** To do **
Starting at the line that contains "Write a Python" and stopping after the line that contains "from matplotlib.lines import Line2D", copy the lines exactly. Pictures are left out.

** Records to use **
+-------+
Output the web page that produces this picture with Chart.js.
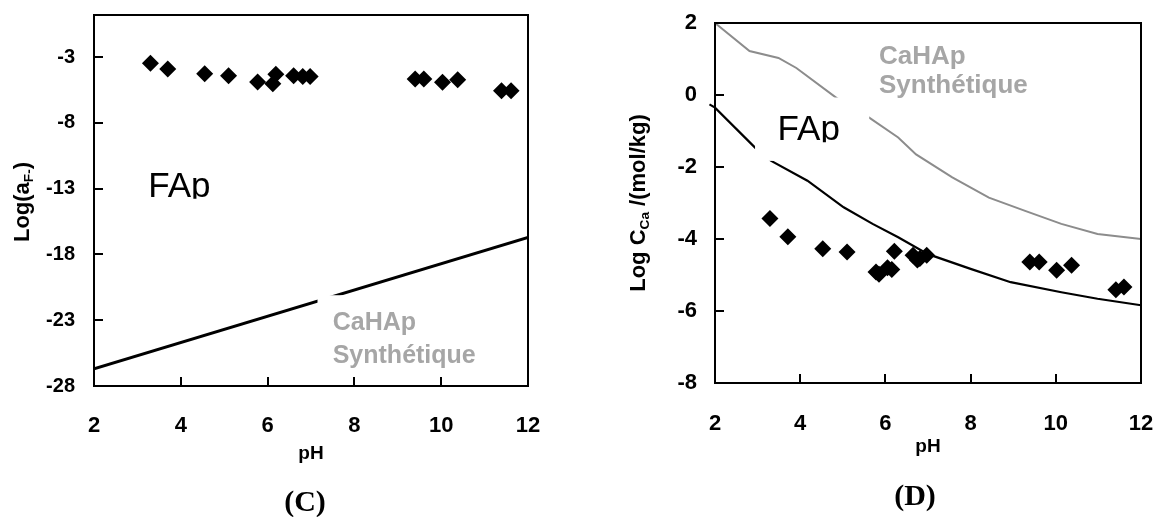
<!DOCTYPE html>
<html>
<head>
<meta charset="utf-8">
<script src="https://cdn.jsdelivr.net/npm/chart.js@4.4.0/dist/chart.umd.min.js"></script>
<style>
    html, body { margin: 0; padding: 0; background: #fff; }
    #wrap { position: relative; width: 1158px; height: 517px; overflow: hidden; }
    canvas { position: absolute; top: 0; }
</style>
</head>
<body>
<div id="wrap">
    <canvas id="chartC" width="580" height="517" style="left:0"></canvas>
    <canvas id="chartD" width="578" height="517" style="left:580px"></canvas>
</div>
<script>
// shared pH axis
const phTicks = [2, 4, 6, 8, 10, 12];

// panel (C) : Log(aF-) vs pH
const cTicksY = [-28, -23, -18, -13, -8, -3];
const cSamplePH  = [3.3, 3.7, 4.55, 5.1, 5.77, 6.12, 6.19, 6.6, 6.81, 6.98, 9.4, 9.6, 10.03, 10.38, 11.39, 11.61];
const cSampleLog = [-3.46, -3.9, -4.26, -4.41, -4.89, -5.02, -4.3, -4.41, -4.48, -4.48, -4.66, -4.66, -4.91, -4.73, -5.55, -5.55];
const cHapPH  = [2, 12];
const cHapLog = [-26.7, -16.7];

// panel (D) : Log Cca vs pH
const dTicksY = [-8, -6, -4, -2, 0, 2];
const dSamplePH  = [3.29, 3.71, 4.53, 5.1, 5.78, 5.85, 6.05, 6.15, 6.21, 6.65, 6.75, 6.81, 6.97, 9.39, 9.61, 10.02, 10.37, 11.41, 11.6];
const dSampleLog = [-3.43, -3.94, -4.27, -4.36, -4.92, -4.98, -4.8, -4.85, -4.34, -4.45, -4.58, -4.54, -4.45, -4.64, -4.64, -4.87, -4.73, -5.41, -5.33];
const dFapPH  = [1.87, 2, 2.94, 3.32, 4.17, 5.02, 5.7, 6.3, 7.0, 8.0, 8.94, 10.13, 10.98, 12];
const dFapLog = [-0.26, -0.35, -1.46, -1.83, -2.38, -3.12, -3.58, -3.95, -4.42, -4.83, -5.2, -5.48, -5.66, -5.84];
const dHapPH  = [2, 2.81, 3.49, 3.91, 4.85, 5.62, 6.3, 6.72, 7.57, 8.43, 9.28, 10.13, 10.98, 12];
const dHapLog = [2, 1.22, 1.03, 0.75, -0.08, -0.63, -1.18, -1.65, -2.29, -2.85, -3.22, -3.58, -3.86, -4.0];

const FAMILY = '"Liberation Sans", Arial, sans-serif';
Chart.defaults.font.family = FAMILY;
Chart.defaults.color = '#000';

function points(xs, ys) {
    return xs.map((x, i) => ({ x: x, y: ys[i] }));
}

// draw text made of normal and subscript parts, centred on (x, y)
function richText(ctx, parts, x, y, size, rotate) {
    ctx.save();
    ctx.translate(x, y);
    if (rotate) ctx.rotate(-Math.PI / 2);
    ctx.textBaseline = 'alphabetic';
    ctx.textAlign = 'left';
    let total = 0;
    parts.forEach(p => {
        ctx.font = 'bold ' + (p.sub ? size * 0.62 : size) + 'px ' + FAMILY;
        p.w = ctx.measureText(p.t).width;
        total += p.w;
    });
    let cx = -total / 2;
    parts.forEach(p => {
        ctx.font = 'bold ' + (p.sub ? size * 0.62 : size) + 'px ' + FAMILY;
        ctx.fillText(p.t, cx, size * 0.36 + (p.sub ? size * 0.2 : 0));
        cx += p.w;
    });
    ctx.restore();
}

const decoPlugin = {
    id: 'deco',
    afterDatasetsDraw(chart, args, o) {
        const ctx = chart.ctx;
        const xs = chart.scales.x, ys = chart.scales.y;
        ctx.save();
        // white label boxes that cut the curves
        ctx.fillStyle = '#fff';
        (o.masks || []).forEach(m => {
            const l = xs.getPixelForValue(m[0]), r = xs.getPixelForValue(m[1]);
            const t = ys.getPixelForValue(m[2]), b = ys.getPixelForValue(m[3]);
            ctx.fillRect(l, t, r - l, b - t);
        });
        // text labels
        (o.labels || []).forEach(lb => {
            const px = xs.getPixelForValue(lb.x), py = ys.getPixelForValue(lb.y);
            ctx.save();
            ctx.font = lb.font;
            ctx.fillStyle = lb.color;
            ctx.textAlign = 'left';
            ctx.textBaseline = 'alphabetic';
            if (lb.clip) {
                ctx.beginPath();
                ctx.rect(px - 5, py - 60, 300, 62);
                ctx.clip();
            }
            ctx.fillText(lb.text, px, py);
            ctx.restore();
        });
        ctx.restore();
    },
    afterDraw(chart, args, o) {
        const ctx = chart.ctx;
        const a = chart.chartArea;
        const xs = chart.scales.x, ys = chart.scales.y;
        ctx.save();
        ctx.strokeStyle = '#000';
        ctx.lineWidth = 2;
        ctx.strokeRect(a.left, a.top, a.right - a.left, a.bottom - a.top);
        // inner tick marks
        ctx.beginPath();
        phTicks.forEach(v => {
            if (v <= xs.min || v >= xs.max) return;
            const px = Math.round(xs.getPixelForValue(v));
            ctx.moveTo(px, a.bottom);
            ctx.lineTo(px, a.bottom - 9);
        });
        o.yTicks.forEach(v => {
            if (v <= ys.min || v >= ys.max) return;
            const py = Math.round(ys.getPixelForValue(v));
            ctx.moveTo(a.left, py);
            ctx.lineTo(a.left + 9, py);
        });
        ctx.stroke();
        // axis titles
        ctx.fillStyle = '#000';
        richText(ctx, [{ t: 'pH' }], (a.left + a.right) / 2, o.xTitleY, 19, false);
        richText(ctx, o.yTitle, o.yTitleX, o.yTitleY, o.yTitleSize, true);
        // panel caption
        ctx.font = 'bold 30px "Liberation Serif", "Times New Roman", serif';
        ctx.textAlign = 'center';
        ctx.textBaseline = 'middle';
        ctx.fillText(o.caption, o.captionX, o.captionY);
        ctx.restore();
    }
};

// fixed axis sizes, and no automatic padding from the tick labels
function fixSize(s, w, h) {
    if (w) s.width = w;
    if (h) s.height = h;
    s.paddingTop = 0;
    s.paddingBottom = 0;
    s.paddingLeft = 0;
    s.paddingRight = 0;
}

function scaleX(height, pad) {
    return {
        type: 'linear', min: 2, max: 12,
        afterBuildTicks: s => { s.ticks = phTicks.map(v => ({ value: v })); },
        afterFit: s => fixSize(s, 0, height),
        grid: { display: false, drawTicks: false },
        border: { display: false },
        ticks: { font: { size: 22, weight: 'bold' }, padding: pad, maxRotation: 0 }
    };
}

function scaleY(values, min, max, width, size, pad) {
    return {
        type: 'linear', min: min, max: max,
        afterBuildTicks: s => { s.ticks = values.map(v => ({ value: v })); },
        afterFit: s => fixSize(s, width, 0),
        grid: { display: false, drawTicks: false },
        border: { display: false },
        ticks: { font: { size: size, weight: 'bold' }, padding: pad }
    };
}

const grey = '#a6a6a6';

new Chart(document.getElementById('chartC'), {
    type: 'scatter',
    data: {
        datasets: [
            {
                data: points(cSamplePH, cSampleLog),
                pointStyle: 'rectRot', pointRadius: 8.5,
                backgroundColor: '#000', borderColor: '#000', borderWidth: 0
            },
            {
                data: points(cHapPH, cHapLog),
                showLine: true, pointRadius: 0,
                borderColor: '#000', borderWidth: 3
            }
        ]
    },
    options: {
        responsive: false,
        animation: false,
        layout: { padding: { left: 0, right: 52, top: 15, bottom: 0 } },
        scales: {
            x: scaleX(131, 27),
            y: scaleY(cTicksY, -28, 0.2, 94, 20, 19)
        },
        plugins: {
            legend: { display: false },
            tooltip: { enabled: false },
            deco: {
                yTicks: cTicksY,
                masks: [[7.15, 11.6, -21.1, -27.6]],
                labels: [
                    { text: 'FAp', x: 3.25, y: -13.62, font: '35px ' + FAMILY, color: '#000', clip: true },
                    { text: 'CaHAp', x: 7.5, y: -23.74, font: 'bold 25px ' + FAMILY, color: grey },
                    { text: 'Synthétique', x: 7.5, y: -26.25, font: 'bold 25px ' + FAMILY, color: grey }
                ],
                xTitleY: 452,
                yTitle: [{ t: 'Log(a' }, { t: 'F-', sub: true }, { t: ')' }],
                yTitleX: 21, yTitleY: 202, yTitleSize: 22,
                caption: '(C)', captionX: 305, captionY: 503
            }
        }
    },
    plugins: [decoPlugin]
});

new Chart(document.getElementById('chartD'), {
    type: 'scatter',
    data: {
        datasets: [
            {
                data: points(dSamplePH, dSampleLog),
                pointStyle: 'rectRot', pointRadius: 8.5,
                backgroundColor: '#000', borderColor: '#000', borderWidth: 0
            },
            {
                data: points(dFapPH, dFapLog),
                showLine: true, pointRadius: 0, clip: false,
                borderColor: '#000', borderWidth: 2.2
            },
            {
                data: points(dHapPH, dHapLog),
                showLine: true, pointRadius: 0,
                borderColor: '#8c8c8c', borderWidth: 2
            }
        ]
    },
    options: {
        responsive: false,
        animation: false,
        layout: { padding: { left: 0, right: 17, top: 23, bottom: 0 } },
        scales: {
            x: scaleX(134, 28),
            y: scaleY(dTicksY, -8, 2, 135, 22, 18)
        },
        plugins: {
            legend: { display: false },
            tooltip: { enabled: false },
            deco: {
                yTicks: dTicksY,
                masks: [[2.94, 5.62, -0.07, -1.83]],
                labels: [
                    { text: 'FAp', x: 3.47, y: -1.26, font: '35px ' + FAMILY, color: '#000', clip: true },
                    { text: 'CaHAp', x: 5.85, y: 0.85, font: 'bold 26px ' + FAMILY, color: grey },
                    { text: 'Synthétique', x: 5.85, y: 0.06, font: 'bold 26px ' + FAMILY, color: grey }
                ],
                xTitleY: 445,
                yTitle: [{ t: 'Log C' }, { t: 'Ca', sub: true }, { t: ' /(mol/kg)' }],
                yTitleX: 57, yTitleY: 203, yTitleSize: 22,
                caption: '(D)', captionX: 335, captionY: 497
            }
        }
    },
    plugins: [decoPlugin]
});
</script>
</body>
</html>
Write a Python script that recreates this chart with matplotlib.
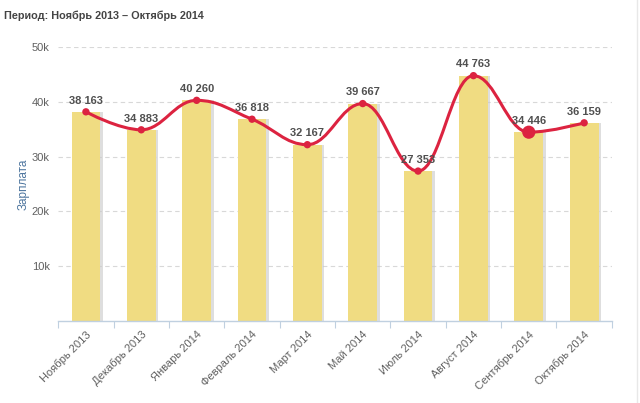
import numpy as np
import matplotlib.pyplot as plt
from matplotlib.path import Path
from matplotlib.patches import PathPatch
from matplotlib.lines import Line2D

plt.rcParams['font.family'] = ['Liberation Sans', 'DejaVu Sans']

months = ['Ноябрь 2013', 'Декабрь 2013', 'Январь 2014', 'Февраль 2014', 'Март 2014',
          'Май 2014', 'Июль 2014', 'Август 2014', 'Сентябрь 2014', 'Октябрь 2014']
salary = [38163, 34883, 40260, 36818, 32167, 39667, 27353, 44763, 34446, 36159]
yticks = [10000, 20000, 30000, 40000, 50000]
ytick_labels = ['10k', '20k', '30k', '40k', '50k']

bar_color = '#f0dc82'
line_color = '#dc2340'

fig = plt.figure(figsize=(6.4, 4.03), dpi=100)
ax = fig.add_axes([0.091, 0.2035, 0.865, 0.68])

x = np.arange(len(months))

# bar shadows, then bars
ax.bar(x + 0.045, salary, width=0.52, color='#c8c8c8', alpha=0.6, zorder=1)
ax.bar(x, salary, width=0.52, color=bar_color, zorder=2)

# spline the way highcharts does it (smoothing 1.5, no overshoot at extremes)
sm = 1.5
n = len(x)
left_c = [None] * n
right_c = [None] * n
for i in range(1, n - 1):
    lx, ly = x[i - 1], salary[i - 1]
    px, py = x[i], salary[i]
    nx, ny = x[i + 1], salary[i + 1]
    lcx = (sm * px + lx) / (sm + 1)
    lcy = (sm * py + ly) / (sm + 1)
    rcx = (sm * px + nx) / (sm + 1)
    rcy = (sm * py + ny) / (sm + 1)
    corr = (rcy - lcy) * (rcx - px) / (rcx - lcx) + py - rcy
    lcy += corr
    rcy += corr
    if lcy > ly and lcy > py:
        lcy = max(ly, py)
        rcy = 2 * py - lcy
    elif lcy < ly and lcy < py:
        lcy = min(ly, py)
        rcy = 2 * py - lcy
    if rcy > ny and rcy > py:
        rcy = max(ny, py)
        lcy = 2 * py - rcy
    elif rcy < ny and rcy < py:
        rcy = min(ny, py)
        lcy = 2 * py - rcy
    left_c[i] = (lcx, lcy)
    right_c[i] = (rcx, rcy)

verts = [(x[0], salary[0])]
codes = [Path.MOVETO]
for i in range(1, n):
    c1 = right_c[i - 1] or (x[i - 1], salary[i - 1])
    c2 = left_c[i] or (x[i], salary[i])
    verts += [c1, c2, (x[i], salary[i])]
    codes += [Path.CURVE4] * 3
ax.add_patch(PathPatch(Path(verts, codes), fill=False, edgecolor=line_color, lw=2.2, zorder=3))

sizes = [28] * n
sizes[8] = 90
ax.scatter(x, salary, s=sizes, color=line_color, zorder=4, linewidths=0)

for xi, v in zip(x, salary):
    ax.annotate(f'{v:,}'.replace(',', ' '), (xi, v), xytext=(0, 4.5), textcoords='offset points',
                ha='center', va='bottom', fontsize=8, fontweight='bold', color='#505050', zorder=5)

ax.set_xlim(-0.5, n - 0.5)
ax.set_ylim(0, 50000)
ax.set_yticks(yticks)
ax.set_yticklabels(ytick_labels)
ax.yaxis.grid(True, linestyle=(0, (4, 3)), color='#d8d8d8', lw=0.8)
ax.set_axisbelow(True)
ax.tick_params(axis='y', length=0, labelsize=8, labelcolor='#606060', pad=6)

ax.set_xticks(x)
ax.set_xticklabels(months, rotation=45, ha='right', rotation_mode='anchor')
ax.tick_params(axis='x', length=0, labelsize=8, labelcolor='#606060', pad=6)
ax.set_xticks(np.arange(-0.5, n), minor=True)
ax.tick_params(axis='x', which='minor', length=5, color='#c0d0e0', width=0.8)

for s in ['top', 'right', 'left']:
    ax.spines[s].set_visible(False)
ax.spines['bottom'].set_color('#c0d0e0')
ax.spines['bottom'].set_linewidth(1)

ax.set_ylabel('Зарплата', fontsize=8.5, color='#4d759e')
ax.yaxis.set_label_coords(-0.052, 0.5)
fig.text(0.006, 0.962, 'Период: Ноябрь 2013 – Октябрь 2014', fontsize=7.8, fontweight='bold',
         color='#444444', va='center')

# faint page border on the right
fig.add_artist(Line2D([0.995, 0.995], [0, 1], transform=fig.transFigure, color='#e8e8e8', lw=1))

fig.savefig('out.png', dpi=100)
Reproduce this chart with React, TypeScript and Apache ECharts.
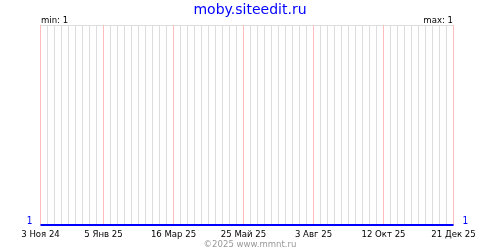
+-------+
** Exercise output **
Write a Python script that recreates this chart with matplotlib.
import numpy as np
import matplotlib.pyplot as plt
from matplotlib.path import Path
from matplotlib.patches import PathPatch
from matplotlib.lines import Line2D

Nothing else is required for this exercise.